Exercise task:
Omit every image, and transcribe the remaining entries exactly as given.

Charts and diagrams as code
## begin
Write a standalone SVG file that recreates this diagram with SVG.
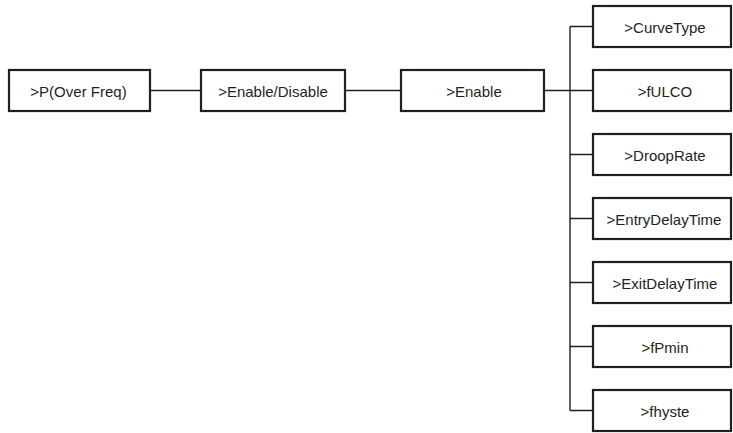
<svg xmlns="http://www.w3.org/2000/svg" width="733" height="433" viewBox="0 0 733 433">
<style>
.box{fill:#fff;stroke:#231f20;stroke-width:2.2}
.lbl{font-family:"Liberation Sans",Arial,sans-serif;font-size:15px;fill:#231f20;text-anchor:middle}
.con{stroke:#231f20;stroke-width:1.4;fill:none}
</style>
<rect width="733" height="433" fill="#fff"/>
<g id="connectors">
<path class="con" d="M150 90.5H201M345 90.5H401M544 90.5H593"/>
<path class="con" d="M570 26.5V410.5M570 26.5H593M570 154.5H593M570 218.5H593M570 282.5H593M570 346.5H593M570 410.5H593"/>
</g>
<g id="n-pover"><rect class="box" x="9" y="70" width="141" height="41"/><text class="lbl" x="78.5" y="96.5">&gt;P(Over Freq)</text></g>
<g id="n-enable-disable"><rect class="box" x="201" y="70" width="144" height="41"/><text class="lbl" x="273" y="96.5">&gt;Enable/Disable</text></g>
<g id="n-enable"><rect class="box" x="401" y="70" width="143" height="41"/><text class="lbl" x="474" y="96.5">&gt;Enable</text></g>
<g id="n-curvetype"><rect class="box" x="593" y="6" width="138" height="41"/><text class="lbl" x="665" y="32.5">&gt;CurveType</text></g>
<g id="n-fulco"><rect class="box" x="593" y="70" width="138" height="41"/><text class="lbl" x="665" y="96.5">&gt;fULCO</text></g>
<g id="n-drooprate"><rect class="box" x="593" y="134" width="138" height="41"/><text class="lbl" x="665" y="160.5">&gt;DroopRate</text></g>
<g id="n-entrydelay"><rect class="box" x="593" y="198" width="138" height="41"/><text class="lbl" x="664" y="224.5">&gt;EntryDelayTime</text></g>
<g id="n-exitdelay"><rect class="box" x="593" y="262" width="138" height="41"/><text class="lbl" x="665" y="288.5">&gt;ExitDelayTime</text></g>
<g id="n-fpmin"><rect class="box" x="593" y="326" width="138" height="41"/><text class="lbl" x="665" y="352.5">&gt;fPmin</text></g>
<g id="n-fhyste"><rect class="box" x="593" y="390" width="138" height="41"/><text class="lbl" x="665" y="416.5">&gt;fhyste</text></g>
</svg>
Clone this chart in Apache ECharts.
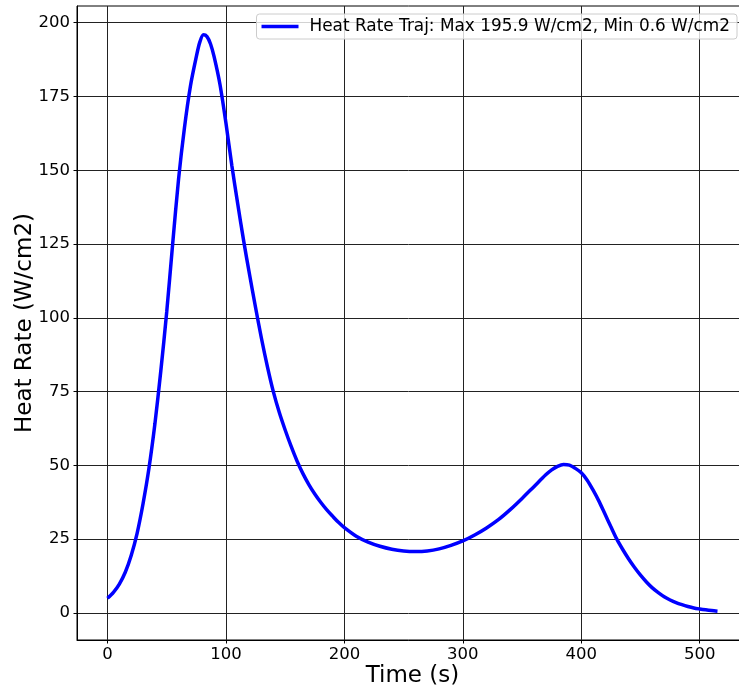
## end
Result of the task:
Write a standalone SVG file that recreates this diagram with SVG.
<svg xmlns="http://www.w3.org/2000/svg" width="733" height="433" viewBox="0 0 733 433">
<style>
.box{fill:#fff;stroke:#231f20;stroke-width:2.2}
.lbl{font-family:"Liberation Sans",Arial,sans-serif;font-size:15px;fill:#231f20;text-anchor:middle}
.con{stroke:#231f20;stroke-width:1.4;fill:none}
</style>
<rect width="733" height="433" fill="#fff"/>
<g id="connectors">
<path class="con" d="M150 90.5H201M345 90.5H401M544 90.5H593"/>
<path class="con" d="M570 26.5V410.5M570 26.5H593M570 154.5H593M570 218.5H593M570 282.5H593M570 346.5H593M570 410.5H593"/>
</g>
<g id="n-pover"><rect class="box" x="9" y="70" width="141" height="41"/><text class="lbl" x="78.5" y="96.5">&gt;P(Over Freq)</text></g>
<g id="n-enable-disable"><rect class="box" x="201" y="70" width="144" height="41"/><text class="lbl" x="273" y="96.5">&gt;Enable/Disable</text></g>
<g id="n-enable"><rect class="box" x="401" y="70" width="143" height="41"/><text class="lbl" x="474" y="96.5">&gt;Enable</text></g>
<g id="n-curvetype"><rect class="box" x="593" y="6" width="138" height="41"/><text class="lbl" x="665" y="32.5">&gt;CurveType</text></g>
<g id="n-fulco"><rect class="box" x="593" y="70" width="138" height="41"/><text class="lbl" x="665" y="96.5">&gt;fULCO</text></g>
<g id="n-drooprate"><rect class="box" x="593" y="134" width="138" height="41"/><text class="lbl" x="665" y="160.5">&gt;DroopRate</text></g>
<g id="n-entrydelay"><rect class="box" x="593" y="198" width="138" height="41"/><text class="lbl" x="664" y="224.5">&gt;EntryDelayTime</text></g>
<g id="n-exitdelay"><rect class="box" x="593" y="262" width="138" height="41"/><text class="lbl" x="665" y="288.5">&gt;ExitDelayTime</text></g>
<g id="n-fpmin"><rect class="box" x="593" y="326" width="138" height="41"/><text class="lbl" x="665" y="352.5">&gt;fPmin</text></g>
<g id="n-fhyste"><rect class="box" x="593" y="390" width="138" height="41"/><text class="lbl" x="665" y="416.5">&gt;fhyste</text></g>
</svg>
Clone this chart in Apache ECharts.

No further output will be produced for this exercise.